Sooner, rather than later, Ontario mines will be forced to lower diesel particulates and reduce their carbon footprint. Rail-Veyor will help Vale Inco achieve some of those goals, Golde says.
Compared to large haulage trucks, Rail-Veyor uses less than a quarter of the energy and less than half of the energy for large conveyor belts.
"We are building it to work on standard 36-inch track using light-weight 40-pound rails."
Train lengths can vary from 400 to 800 feet with each car’s length at eight feet, Golde says. Payloads with a 400-foot long train are approximately 50 to 60 tons, which translates into ton per car. The up-ramp speed with a 15 per cent grade is seven miles per hour.
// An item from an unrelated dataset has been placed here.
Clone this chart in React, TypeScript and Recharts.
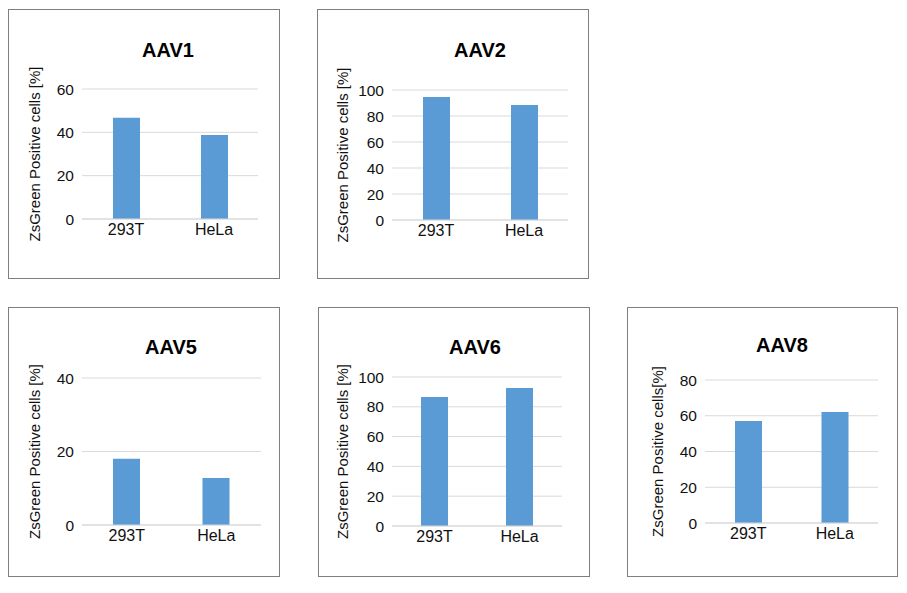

"That is twice what a 40-ton diesel typically does."
But the train is currently being tested on a 20 per cent grade at three miles per hour as a constant speed.
"That is something that is pretty tough to do even with haulage trucks."
Adding more trains to the track is completely doable, said Golde, who will use the next few months to refine some last-minute alterations.
Before they dump muck in it, researchers want to stack two landscaping blocks into each car. The intention is to keep adding to the weight to determine how much the cars and rail system can withstand before being compromised.
"We don’t know what the maximum capacity is just yet. We want to explore what it does on the steep inclines. No one has ever done that in the world," Golde says.
The team is meeting with the Ministry of Labour on a regular basis to achieve regulation standards.
"This patented system and Rail-Veyor Technologies has the marketing rights in North America and I think they are planning on going to other parts of the world," Golde says.
This is a significant push to completely redefine the economics of mining.
"We need to have a simpler way of doing things," he says.
Ninety-five per cent of the Rail-Veyor system has been manufactured in Sudbury with numerous mining suppliers helping in the project, says Al Ackerman, a former Vale Inco employee and now spokesperson for the Centre for Mining Excellence and Innovation (CEMI) where the Rail-Veyor made its public debut. He said there isn’t anything in the manufacturing end that Sudbury cannot supply.
Kris Laamanen, owner of Rail-Veyor Technologies, wants to keep the manufacturing end of it in the North. After all, it would have been what his father, the late Risto Laamanen, would have wanted.
However, it has to make economic sense, said Kris, who invested the upfront capital along with Vale Inco to research and develop this project near Stobie Mine. Their other family-run business, Laamanen Construction, was also part of the development.
Successful bidders will have to remain competitive, meet production demands, pay attention to quality of service and maintain high standards of workmanship, he said.
"This is not a short-term venture," said Kris who has had an invitation to build this system across the border and overseas.
He has not accessed government funding.
"It was never really a plan of my father's."